Eine Sitzung des deutschen Bundestages in Berlin zur Beantwortung der SED-Appelle im gegenwärtigen Zeitpunkt ist nicht opportun. Durch eine so ungewöhnliche Maßnahme würde der Volkskammer der DDR und den Propagandamanövern der SED viel zu großes Gewicht beigemessen. Außerdem besteht die Möglichkeit, dass während des Verlaufes oder nach Beendigung der geplanten Viererkonferenz eine in aller Welt beachtete Demonstration des deutschen Bundestages notwendig wird. Diese sollte in Berlin erfolgen. Ihr Effekt wäre weitgehend geschmälert, wenn eine ähnliche Aktion bereits jetzt in Berlin stattfinden würde.

 

V. Die wirtschaftliche Situation der Bundesrepublik:

Alle Erwägungen und Pläne der Bundesregierung in wirtschaftlicher Hinsicht haben das Ziel, die Investitionskraft zu stärken. Die letzten Beschlüsse sind nicht als Kurswechsel unserer Außenhandels- oder gar unserer Wirtschaftspolitik zu werten, sondern stellen lediglich eine Änderung der bisherigen Technik dar. In der Bundesrepublik wird zuviel gekauft, und das muss verhindert werden.

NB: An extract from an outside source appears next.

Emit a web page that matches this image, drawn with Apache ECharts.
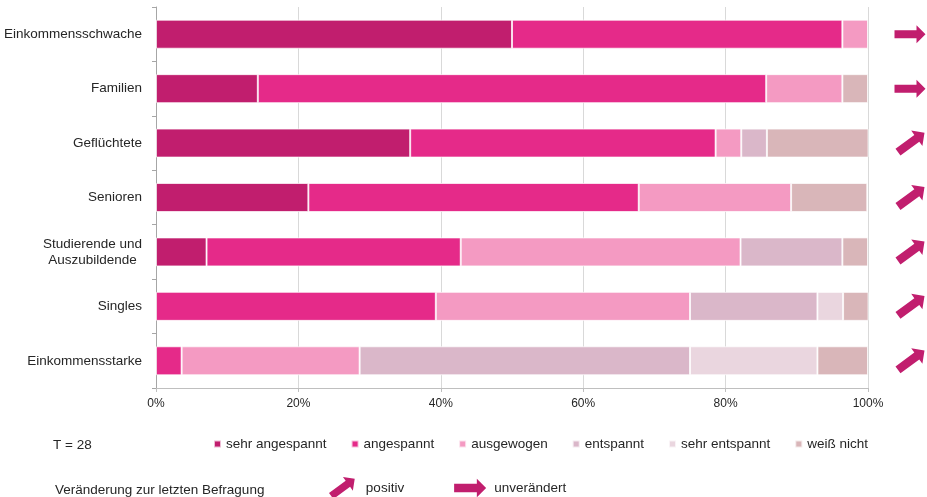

Eine Hauptschwierigkeit in der Planung der Wirtschaftspolitik liegt in der Ungewissheit über die künftige Preisentwicklung auf den Weltmärkten. Niemand vermag mit Sicherheit zu sagen, ob die derzeitige Tendenz der Preiserhöhung anhält, eine Stabilisierung eintritt oder eine Rückwärtsentwicklung erfolgt. Entschieden ist, Front gegen Angst jeglicher Art zu machen, weil die Situation dadurch wesentlich erschwert wird. Am Grundsatz der Liberalisierung soll trotz allem festgehalten werden.

 

Quelle: Presse- und Informationsamt der Bundesregierung, Pressearchiv F 30.